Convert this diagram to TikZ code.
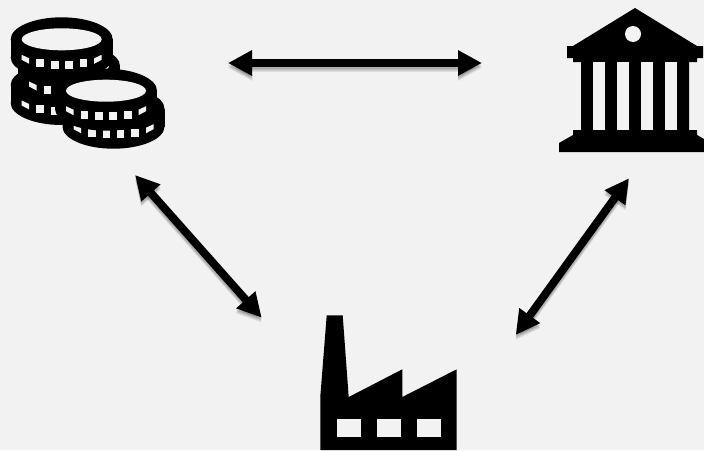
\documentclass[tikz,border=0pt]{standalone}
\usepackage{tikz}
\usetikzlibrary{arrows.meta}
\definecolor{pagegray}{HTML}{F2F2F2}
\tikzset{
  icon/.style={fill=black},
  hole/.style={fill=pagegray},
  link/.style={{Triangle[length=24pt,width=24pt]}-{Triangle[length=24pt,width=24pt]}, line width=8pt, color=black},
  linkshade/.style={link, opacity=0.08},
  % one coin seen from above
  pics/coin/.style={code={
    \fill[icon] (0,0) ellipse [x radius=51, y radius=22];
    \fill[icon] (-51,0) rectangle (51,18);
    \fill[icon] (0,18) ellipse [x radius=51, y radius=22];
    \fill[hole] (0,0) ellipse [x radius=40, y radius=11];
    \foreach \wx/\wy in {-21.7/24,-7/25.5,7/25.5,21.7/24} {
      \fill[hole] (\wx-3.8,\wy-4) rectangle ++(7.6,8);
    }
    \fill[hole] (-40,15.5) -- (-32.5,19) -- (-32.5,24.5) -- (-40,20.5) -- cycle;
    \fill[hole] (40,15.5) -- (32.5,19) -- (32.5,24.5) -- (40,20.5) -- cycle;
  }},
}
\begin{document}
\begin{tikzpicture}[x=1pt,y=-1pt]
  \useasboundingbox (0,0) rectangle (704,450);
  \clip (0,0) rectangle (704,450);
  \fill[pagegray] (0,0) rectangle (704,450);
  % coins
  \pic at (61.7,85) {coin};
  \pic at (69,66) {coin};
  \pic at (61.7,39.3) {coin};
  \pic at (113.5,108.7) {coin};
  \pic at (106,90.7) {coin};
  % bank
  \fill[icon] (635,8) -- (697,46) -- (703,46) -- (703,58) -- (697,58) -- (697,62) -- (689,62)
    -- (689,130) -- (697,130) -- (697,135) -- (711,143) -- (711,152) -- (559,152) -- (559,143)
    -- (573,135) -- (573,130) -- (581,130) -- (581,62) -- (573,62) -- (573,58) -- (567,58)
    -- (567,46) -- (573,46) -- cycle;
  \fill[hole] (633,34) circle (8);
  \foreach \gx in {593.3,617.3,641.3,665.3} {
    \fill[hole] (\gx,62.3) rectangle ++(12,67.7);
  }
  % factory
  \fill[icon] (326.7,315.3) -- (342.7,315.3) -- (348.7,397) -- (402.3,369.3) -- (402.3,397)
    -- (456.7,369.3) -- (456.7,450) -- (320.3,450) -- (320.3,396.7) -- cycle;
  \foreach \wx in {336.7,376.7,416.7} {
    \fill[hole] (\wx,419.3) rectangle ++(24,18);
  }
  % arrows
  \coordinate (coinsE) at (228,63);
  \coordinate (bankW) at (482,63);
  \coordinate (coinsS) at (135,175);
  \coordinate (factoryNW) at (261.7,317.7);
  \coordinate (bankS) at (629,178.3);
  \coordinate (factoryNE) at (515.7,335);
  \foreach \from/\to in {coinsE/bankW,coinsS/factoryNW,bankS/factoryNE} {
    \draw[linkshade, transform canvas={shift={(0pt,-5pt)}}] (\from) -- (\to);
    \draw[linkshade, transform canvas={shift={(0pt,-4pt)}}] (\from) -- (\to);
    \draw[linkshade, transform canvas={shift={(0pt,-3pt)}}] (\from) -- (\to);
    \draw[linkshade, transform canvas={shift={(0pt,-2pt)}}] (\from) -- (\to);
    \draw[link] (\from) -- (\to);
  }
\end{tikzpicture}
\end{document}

## Set task
Reproduce every line exactly and omit all pictures.

## Solution below
Convert this diagram to TikZ code.
\documentclass[tikz,border=0pt]{standalone}
\usepackage{tikz}
\usetikzlibrary{arrows.meta}
\definecolor{pagegray}{HTML}{F2F2F2}
\tikzset{
  icon/.style={fill=black},
  hole/.style={fill=pagegray},
  link/.style={{Triangle[length=24pt,width=24pt]}-{Triangle[length=24pt,width=24pt]}, line width=8pt, color=black},
  linkshade/.style={link, opacity=0.08},
  % one coin seen from above
  pics/coin/.style={code={
    \fill[icon] (0,0) ellipse [x radius=51, y radius=22];
    \fill[icon] (-51,0) rectangle (51,18);
    \fill[icon] (0,18) ellipse [x radius=51, y radius=22];
    \fill[hole] (0,0) ellipse [x radius=40, y radius=11];
    \foreach \wx/\wy in {-21.7/24,-7/25.5,7/25.5,21.7/24} {
      \fill[hole] (\wx-3.8,\wy-4) rectangle ++(7.6,8);
    }
    \fill[hole] (-40,15.5) -- (-32.5,19) -- (-32.5,24.5) -- (-40,20.5) -- cycle;
    \fill[hole] (40,15.5) -- (32.5,19) -- (32.5,24.5) -- (40,20.5) -- cycle;
  }},
}
\begin{document}
\begin{tikzpicture}[x=1pt,y=-1pt]
  \useasboundingbox (0,0) rectangle (704,450);
  \clip (0,0) rectangle (704,450);
  \fill[pagegray] (0,0) rectangle (704,450);
  % coins
  \pic at (61.7,85) {coin};
  \pic at (69,66) {coin};
  \pic at (61.7,39.3) {coin};
  \pic at (113.5,108.7) {coin};
  \pic at (106,90.7) {coin};
  % bank
  \fill[icon] (635,8) -- (697,46) -- (703,46) -- (703,58) -- (697,58) -- (697,62) -- (689,62)
    -- (689,130) -- (697,130) -- (697,135) -- (711,143) -- (711,152) -- (559,152) -- (559,143)
    -- (573,135) -- (573,130) -- (581,130) -- (581,62) -- (573,62) -- (573,58) -- (567,58)
    -- (567,46) -- (573,46) -- cycle;
  \fill[hole] (633,34) circle (8);
  \foreach \gx in {593.3,617.3,641.3,665.3} {
    \fill[hole] (\gx,62.3) rectangle ++(12,67.7);
  }
  % factory
  \fill[icon] (326.7,315.3) -- (342.7,315.3) -- (348.7,397) -- (402.3,369.3) -- (402.3,397)
    -- (456.7,369.3) -- (456.7,450) -- (320.3,450) -- (320.3,396.7) -- cycle;
  \foreach \wx in {336.7,376.7,416.7} {
    \fill[hole] (\wx,419.3) rectangle ++(24,18);
  }
  % arrows
  \coordinate (coinsE) at (228,63);
  \coordinate (bankW) at (482,63);
  \coordinate (coinsS) at (135,175);
  \coordinate (factoryNW) at (261.7,317.7);
  \coordinate (bankS) at (629,178.3);
  \coordinate (factoryNE) at (515.7,335);
  \foreach \from/\to in {coinsE/bankW,coinsS/factoryNW,bankS/factoryNE} {
    \draw[linkshade, transform canvas={shift={(0pt,-5pt)}}] (\from) -- (\to);
    \draw[linkshade, transform canvas={shift={(0pt,-4pt)}}] (\from) -- (\to);
    \draw[linkshade, transform canvas={shift={(0pt,-3pt)}}] (\from) -- (\to);
    \draw[linkshade, transform canvas={shift={(0pt,-2pt)}}] (\from) -- (\to);
    \draw[link] (\from) -- (\to);
  }
\end{tikzpicture}
\end{document}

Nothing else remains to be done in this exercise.